Spencer Ackerman of Salon does a literal and figurative bang-up job of exposing how Fox’s 24 plays fast and loose with the realities of politics and science in order to advance its ever-more-outrageous plots. Ackerman comments:
Many of the show’s central elements strain plausibility to the breaking point. Every good genre show requires some suspension of disbelief. “24,” one of the best, demands a cryogenic freeze.
The implausibility of the show is only matched, in Ackerman’s mind, by the vacuity of its language:
In one of the show’s finest word salads, the CTU chief instructs her staff to “double-source all intel through Homeland Security and CIA,” which is sublimely meaningless.

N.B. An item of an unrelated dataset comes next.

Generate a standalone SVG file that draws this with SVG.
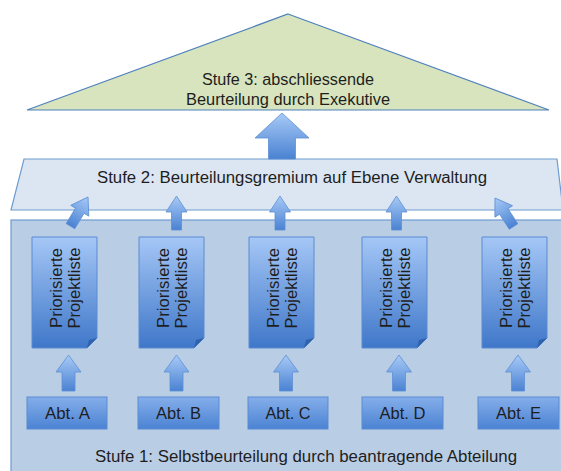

The article is peppered with Ackerman’s conversations with expert and high-level sources (”a knowledgable former senior administration official”). The best part of it is not their debunking the fiction of the show, but their admission that they themselves love the show because of its lack of realism:
Adds Roger Cressey, a former White House counterterrorism aide in the Clinton and Bush administrations who admits to TiVo-ing the last couple of episodes: “Although the real world doesn’t offer anything nearly as fast, or as good or bad, it’s entertaining as all hell.”
As an avid watcher of 24 myself, I would have to agree. For me, though, it’s not that the situations are faster or more compelling than real life. It’s that they rise to the level of camp. 24 is ultimately addictive because its outrageousness invites interaction — laughter and a lot of throwing up of hands in I-can’t-believe-it semi-exasperation. It’s even better when you are watching in a group.
This might be a very postmodern way of thinking, but, as Henry Jenkins would say (see Chris’ previous Survivor post), it’s more agency than we usually associate with TV.